Dartmouth researchers have built an artificial intelligence model for detecting mental disorders using conversations on Reddit, part of an emerging wave of screening tools that use computers to analyze social media posts and gain an insight into people’s mental states.
What sets the new model apart is a focus on the emotions rather than the specific content of the social media texts being analyzed. In a paper presented at the 20th International Conference on Web Intelligence and Intelligent Agent Technology, the researchers show that this approach performs better over time, irrespective of the topics discussed in the posts.
There are many reasons why people don’t seek help for mental health disorders—stigma, high costs, and lack of access to services are some common barriers. There is also a tendency to minimize signs of mental disorders or conflate them with stress, says Xiaobo Guo, Guarini ’24, a co-author of the paper. It’s possible that they will seek help with some prompting, he says, and that’s where digital screening tools can make a difference.
“Social media offers an easy way to tap into people’s behaviors,” says Guo. The data is voluntary and public, published for others to read, he says.
Reddit, which offers a massive network of user forums, was their platform of choice because it has nearly half a billion active users who discuss a wide range of topics. The posts and comments are publicly available, and the researchers could collect data dating back to 2011.
In their study, the researchers focused on what they call emotional disorders—major depressive, anxiety, and bipolar disorders—which are characterized by distinct emotional patterns. They looked at data from users who had self-reported as having one of these disorders and from users without any known mental disorders.
They trained their model to label the emotions expressed in users’ posts and map the emotional transitions between different posts, so a post could be labeled “joy,” “anger,” “sadness,” “fear,” “no emotion,” or a combination of these. The map is a matrix that would show how likely it was that a user went from any one state to another, such as from anger to a neutral state of no emotion.
Different emotional disorders have their own signature patterns of emotional transitions. By creating an emotional “fingerprint” for a user and comparing it to established signatures of emotional disorders, the model can detect them.
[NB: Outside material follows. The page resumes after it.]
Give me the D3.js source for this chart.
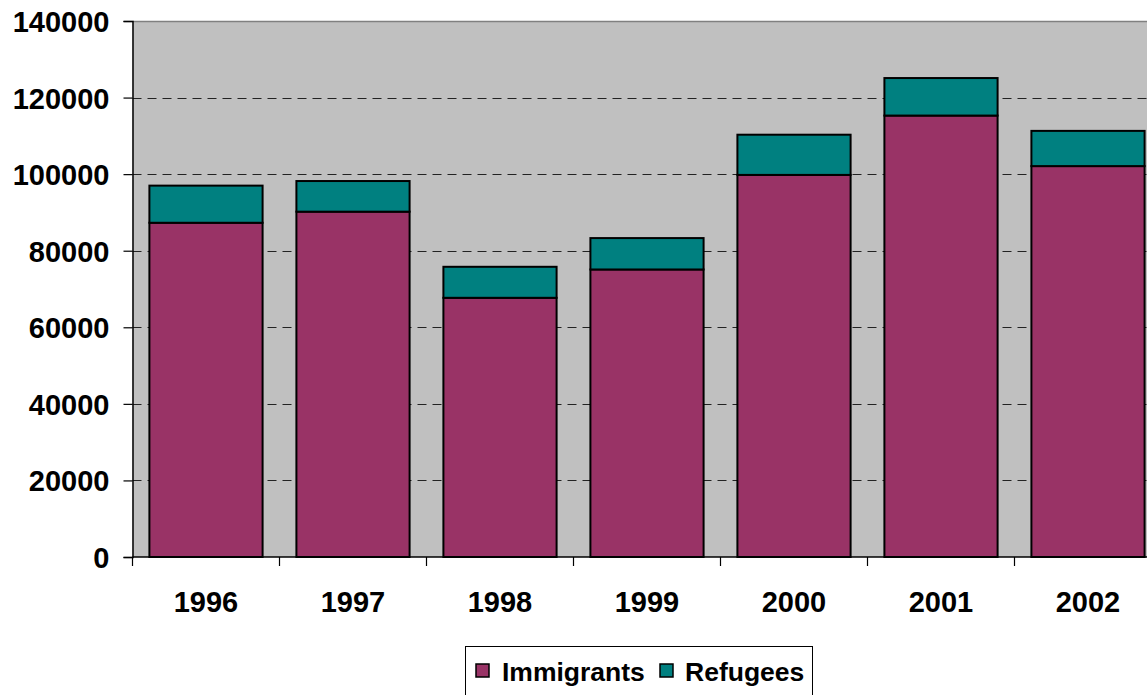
<!DOCTYPE html>
<html>
<head>
<meta charset="utf-8">
<script src="https://cdn.jsdelivr.net/npm/d3@7"></script>
<style>
  html, body { margin: 0; padding: 0; background: #ffffff; overflow: hidden; }
  svg { display: block; }
  text { font-family: "Liberation Sans", Arial, sans-serif; font-weight: bold; fill: #000; }
</style>
</head>
<body>
<svg id="chart" width="1147" height="695"></svg>
<script>
// Annual arrivals, stacked: immigrants at the base, refugees on top
const years = ["1996", "1997", "1998", "1999", "2000", "2001", "2002"];
const immigrants = [87300, 90200, 67700, 75100, 99800, 115300, 102100];
const refugees = [9700, 8000, 8100, 8200, 10500, 9800, 9200];
const yTicks = [0, 20000, 40000, 60000, 80000, 100000, 120000, 140000];
const seriesNames = ["Immigrants", "Refugees"];
const seriesColors = ["#993366", "#008080"];

const svg = d3.select("#chart");

const plot = { left: 132.5, top: 21, bottom: 557, width: 1029 };

const x = d3.scaleBand()
  .domain(years)
  .range([plot.left, plot.left + plot.width])
  .paddingInner(0.23)
  .paddingOuter(0.115);

const y = d3.scaleLinear()
  .domain([0, 140000])
  .range([plot.bottom, plot.top]);

// Plot background
svg.append("rect")
  .attr("x", plot.left).attr("y", plot.top)
  .attr("width", plot.width).attr("height", plot.bottom - plot.top)
  .attr("fill", "#c0c0c0");

svg.append("line")
  .attr("x1", plot.left).attr("x2", plot.left + plot.width)
  .attr("y1", plot.top + 0.5).attr("y2", plot.top + 0.5)
  .attr("stroke", "#808080").attr("stroke-width", 1.5);

// Dashed gridlines
svg.append("g")
  .selectAll("line")
  .data(yTicks.filter(t => t > 0 && t < 140000))
  .join("line")
  .attr("x1", plot.left).attr("x2", plot.left + plot.width)
  .attr("y1", d => Math.round(y(d)) + 0.5).attr("y2", d => Math.round(y(d)) + 0.5)
  .attr("stroke", "#222").attr("stroke-width", 1)
  .attr("stroke-dasharray", "9,6");

// Stacked bars
const stackData = years.map((yr, i) => ({ year: yr, Immigrants: immigrants[i], Refugees: refugees[i] }));
const stacked = d3.stack().keys(seriesNames)(stackData);

svg.append("g")
  .selectAll("g")
  .data(stacked)
  .join("g")
  .attr("fill", (d, i) => seriesColors[i])
  .selectAll("rect")
  .data(d => d)
  .join("rect")
  .attr("x", d => x(d.data.year))
  .attr("y", d => y(d[1]))
  .attr("width", x.bandwidth())
  .attr("height", d => y(d[0]) - y(d[1]))
  .attr("stroke", "#000")
  .attr("stroke-width", 2);

// Y axis
const yAxis = d3.axisLeft(y)
  .tickValues(yTicks)
  .tickSize(9)
  .tickPadding(14)
  .tickFormat(d3.format("d"));

const gy = svg.append("g")
  .attr("transform", `translate(${plot.left},0)`)
  .call(yAxis);
gy.select(".domain").attr("stroke", "#000").attr("stroke-width", 1.5);
gy.selectAll(".tick line").attr("stroke", "#000").attr("stroke-width", 1.2);
gy.selectAll(".tick text")
  .attr("font-size", 29)
  .attr("font-family", "'Liberation Sans', Arial, sans-serif")
  .attr("font-weight", "bold")
  .attr("dy", "0.36em");

// X axis with ticks at band boundaries
const gx = svg.append("g")
  .attr("transform", `translate(0,${plot.bottom})`);
gx.append("line")
  .attr("x1", plot.left).attr("x2", plot.left + plot.width)
  .attr("y1", 0).attr("y2", 0)
  .attr("stroke", "#000").attr("stroke-width", 1.5);
const boundaries = years.map(yr => x(yr) - x.step() * x.paddingOuter());
boundaries.push(plot.left + plot.width);
gx.selectAll("line.tk")
  .data(boundaries)
  .join("line")
  .attr("class", "tk")
  .attr("x1", d => d).attr("x2", d => d)
  .attr("y1", 0).attr("y2", 9)
  .attr("stroke", "#000").attr("stroke-width", 1.2);
gx.selectAll("text")
  .data(years)
  .join("text")
  .attr("x", d => x(d) + x.bandwidth() / 2)
  .attr("y", 55)
  .attr("text-anchor", "middle")
  .attr("font-size", 29)
  .text(d => d);

// Legend
const legend = svg.append("g");
legend.append("rect")
  .attr("x", 465.5).attr("y", 646.5)
  .attr("width", 347).attr("height", 60)
  .attr("fill", "#fff").attr("stroke", "#000").attr("stroke-width", 1);

const legendItems = [
  { name: seriesNames[0], color: seriesColors[0], mx: 476, tx: 502 },
  { name: seriesNames[1], color: seriesColors[1], mx: 660, tx: 685 }
];
const li = legend.selectAll("g.item")
  .data(legendItems)
  .join("g").attr("class", "item");
li.append("rect")
  .attr("x", d => d.mx).attr("y", 664)
  .attr("width", 13).attr("height", 13)
  .attr("fill", d => d.color)
  .attr("stroke", "#000").attr("stroke-width", 1.5);
li.append("text")
  .attr("x", d => d.tx).attr("y", 681)
  .attr("font-size", 26.5)
  .text(d => d.name);
</script>
</body>
</html>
To validate their results, they tested it on posts that were not used during training and show that the model accurately predicts which users may or may not have one of these disorders.
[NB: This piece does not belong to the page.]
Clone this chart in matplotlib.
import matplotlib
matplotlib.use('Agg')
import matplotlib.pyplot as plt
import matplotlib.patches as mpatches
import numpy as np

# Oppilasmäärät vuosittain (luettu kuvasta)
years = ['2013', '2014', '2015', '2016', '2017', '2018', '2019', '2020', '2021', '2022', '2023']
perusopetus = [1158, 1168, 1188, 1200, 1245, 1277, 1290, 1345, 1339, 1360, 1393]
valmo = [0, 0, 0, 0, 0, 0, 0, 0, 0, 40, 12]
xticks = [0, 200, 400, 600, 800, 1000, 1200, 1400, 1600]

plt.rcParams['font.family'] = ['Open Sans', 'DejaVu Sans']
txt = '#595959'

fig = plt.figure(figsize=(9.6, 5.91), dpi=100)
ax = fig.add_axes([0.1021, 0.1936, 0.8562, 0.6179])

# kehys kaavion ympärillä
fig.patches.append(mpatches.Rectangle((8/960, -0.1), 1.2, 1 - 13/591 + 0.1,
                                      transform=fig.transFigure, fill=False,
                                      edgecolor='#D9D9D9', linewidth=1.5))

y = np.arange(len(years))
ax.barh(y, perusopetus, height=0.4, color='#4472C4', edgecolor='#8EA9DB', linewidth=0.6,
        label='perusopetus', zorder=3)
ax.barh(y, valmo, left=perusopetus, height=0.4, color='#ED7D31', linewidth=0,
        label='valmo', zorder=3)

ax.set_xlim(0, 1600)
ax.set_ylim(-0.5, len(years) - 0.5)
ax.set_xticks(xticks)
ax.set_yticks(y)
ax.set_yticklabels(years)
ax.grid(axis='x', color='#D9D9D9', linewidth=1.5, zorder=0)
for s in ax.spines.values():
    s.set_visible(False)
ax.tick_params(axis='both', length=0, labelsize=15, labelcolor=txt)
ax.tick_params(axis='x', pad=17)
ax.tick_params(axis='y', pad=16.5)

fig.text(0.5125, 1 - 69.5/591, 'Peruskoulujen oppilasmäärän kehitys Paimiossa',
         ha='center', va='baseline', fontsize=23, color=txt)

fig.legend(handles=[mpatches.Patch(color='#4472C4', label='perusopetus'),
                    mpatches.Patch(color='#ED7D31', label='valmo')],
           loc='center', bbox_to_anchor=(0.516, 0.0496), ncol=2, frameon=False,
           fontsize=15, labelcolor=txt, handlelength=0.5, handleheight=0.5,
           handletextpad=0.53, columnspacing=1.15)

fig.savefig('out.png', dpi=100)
This approach sidesteps an important problem called “information leakage” that typical screening tools run into, says Soroush Vosoughi, assistant professor of computer science and another co-author. Other models are built around scrutinizing and relying on the content of the text, he says, and while the models show high performance, they can also be misleading.
For instance, if a model learns to correlate “COVID” with “sadness” or “anxiety,” Vosoughi explains, it will naturally assume that a scientist studying and posting (quite dispassionately) about COVID-19 is suffering from depression or anxiety. On the other hand, the new model only zeroes in on the emotion and learns nothing about the particular topic or event described in the posts.
While the researchers don’t look at intervention strategies, they hope this work can point the way to prevention. In their paper, they make a strong case for more thoughtful scrutiny of models based on social media data. “It’s very important to have models that perform well,” says Vosoughi, “but also really understand their working, biases, and limitations.”